Comment s’organise le redéploiement ?

  1.  Diagnostic de la zone : analyse des flux de déplacements des travailleurs et étudiants du secondaire
  2.  Co-construction du réseau: pour compléter ces informations de terrain, des ateliers participatifs rassemblant les acteurs de la zone (TEC, communes, intercommunale, représentants de la SNCB, d’universités, d’acteurs de la mobilité, d’entreprises, d’associations, etc.)
  3.  Création d’un Schéma intermodal de mobilité par bassin (SIMBA): l’AOT élabore une carte schématisant les liaisons à réaliser entre les villes et les villages qu’elle soumet pour avis à l’Organe de Consultation des Bassins de Mobilité (OCMB), puis validé et transmis au TEC
  4.  Création d’un plan de transport: le TEC prend le relais et définit pour chaque liaison identifiée, un itinéraire, un horaire, des arrêts, des correspondances…
  5.  Participation citoyenne Mobilli: le travail effectué est présenté aux citoyens et aux forces vives locales via une plateforme en ligne et lors d’ateliers sur le terrain
  6.  Deuxième version du plan de transport sur la base des avis des citoyens.
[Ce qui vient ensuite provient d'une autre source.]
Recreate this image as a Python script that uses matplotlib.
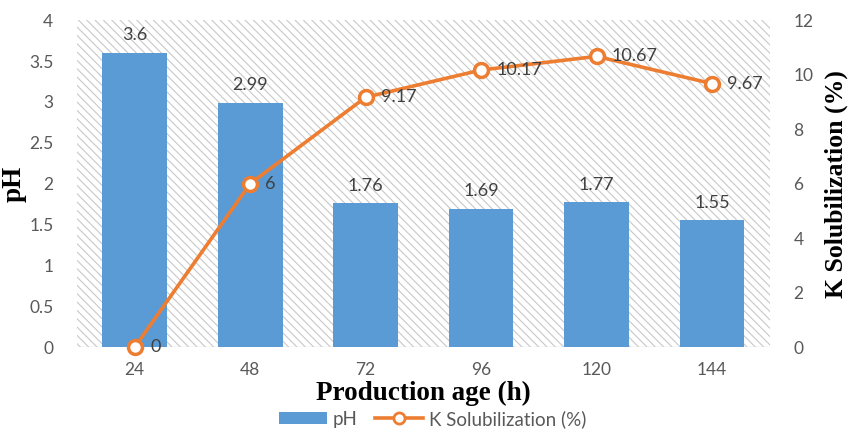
import matplotlib
matplotlib.use("Agg")
import matplotlib.pyplot as plt
from matplotlib.patches import Rectangle
from matplotlib.lines import Line2D

ages = ["24", "48", "72", "96", "120", "144"]
ph = [3.6, 2.99, 1.76, 1.69, 1.77, 1.55]
k_sol = [0, 6, 9.17, 10.17, 10.67, 9.67]
ph_labels = ["3.6", "2.99", "1.76", "1.69", "1.77", "1.55"]
k_labels = ["0", "6", "9.17", "10.17", "10.67", "9.67"]

BAR = "#5B9BD5"
LINE = "#ED7D31"
TICK = "#595959"
LABEL = "#404040"
SANS = "Lato"
SERIF = "Liberation Serif"

plt.rcParams["hatch.linewidth"] = 0.8
plt.rcParams["hatch.color"] = "#c8c8c8"

fig = plt.figure(figsize=(8.48, 4.29), dpi=100)
ax = fig.add_axes([0.0908, 0.191, 0.817, 0.762])
ax2 = ax.twinx()

x = list(range(len(ages)))

# hatched plot-area background
ax.add_patch(Rectangle((0, 0), 1, 1, transform=ax.transAxes, facecolor="white",
                       edgecolor="#c8c8c8", hatch="\\" * 4, linewidth=0, zorder=0))

ax.bar(x, ph, width=0.56, color=BAR, zorder=2)
for xi, v, s in zip(x, ph, ph_labels):
    ax.annotate(s, (xi, v), xytext=(0, 7), textcoords="offset points",
                ha="center", va="bottom", fontsize=13, color=LABEL, family=SANS)

ax.set_xlim(-0.5, len(ages) - 0.5)
ax.set_ylim(0, 4)
ax.set_yticks([0, 0.5, 1, 1.5, 2, 2.5, 3, 3.5, 4])
ax.set_yticklabels(["0", "0.5", "1", "1.5", "2", "2.5", "3", "3.5", "4"])
ax.set_xticks(x)
ax.set_xticklabels(ages)

ax2.plot(x, k_sol, color=LINE, linewidth=2.6, marker="o", markersize=10,
         markerfacecolor="white", markeredgecolor=LINE, markeredgewidth=2.5,
         zorder=3, clip_on=False)
for xi, v, s in zip(x, k_sol, k_labels):
    ax2.annotate(s, (xi, v), xytext=(11, 0), textcoords="offset points",
                 ha="left", va="center", fontsize=13, color=LABEL, family=SANS)
ax2.set_ylim(0, 12)
ax2.set_yticks([0, 2, 4, 6, 8, 10, 12])

for a in (ax, ax2):
    for side in ("top", "left", "right", "bottom"):
        a.spines[side].set_visible(False)
    a.tick_params(length=0, labelsize=12.5, labelcolor=TICK)
    for t in a.get_xticklabels() + a.get_yticklabels():
        t.set_family(SANS)
ax.axhline(0, color="#d9d9d9", linewidth=1.0, zorder=1)
ax.tick_params(axis="y", pad=17)
ax.tick_params(axis="x", pad=11)
ax2.tick_params(axis="y", pad=17)

ax.set_xlabel("Production age (h)", family=SERIF, fontweight="bold",
              fontsize=19.5, labelpad=2, color="black")
ax.set_ylabel("pH", family=SERIF, fontweight="bold", fontsize=19.5,
              labelpad=2, color="black")
ax2.set_ylabel("K Solubilization (%)", family=SERIF, fontweight="bold",
               fontsize=18.5, labelpad=8, color="black")

handles = [
    Rectangle((0, 0), 1, 1, facecolor=BAR, edgecolor="none"),
    Line2D([], [], color=LINE, linewidth=2.6, marker="o", markersize=8,
           markerfacecolor="white", markeredgecolor=LINE, markeredgewidth=2),
]
fig.legend(handles, ["pH", "K Solubilization (%)"], loc="center",
           bbox_to_anchor=(0.51, 0.024), ncol=2, frameon=False,
           prop={"family": SANS, "size": 13.5}, labelcolor=TICK,
           handlelength=2.6, handleheight=0.6, columnspacing=0.9,
           handletextpad=0.3)

fig.savefig("out.png", dpi=100)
Il est à nouveau soumis à l’OCMB, puis à l’AOT pour validation
  7.  Mise en œuvre du déploiement : aménagement des lignes, communication vers les voyageurs. Une phase d’évaluation est organisée.

Conclusion

Le TEC est un acteur en mutation. Avant 2019, les politiques visaient le tout à la voiture. Les choses ont aujourd’hui radicalement changé et les avancées sont notoires (1 milliard € d’investissement, hiérarchisation du réseau, création des lignes express, +10% de l’offre, redéploiement du réseau, bus à la demande, app TEC, remise à niveau du parc de véhicules, etc.). Toutefois, la mutation doit se poursuivre, notamment au niveau des parcs d’activité économique (PAE). Pour y développer une desserte en transport en commun, il est nécessaire d’objectiver les besoins et ensuite de créer un dialogue et une politique de concertation avec les clubs d’entreprises et les entreprises elles-mêmes pour soutenir et encourager leurs travailleurs au transfert modal. Il y a là matière à innover.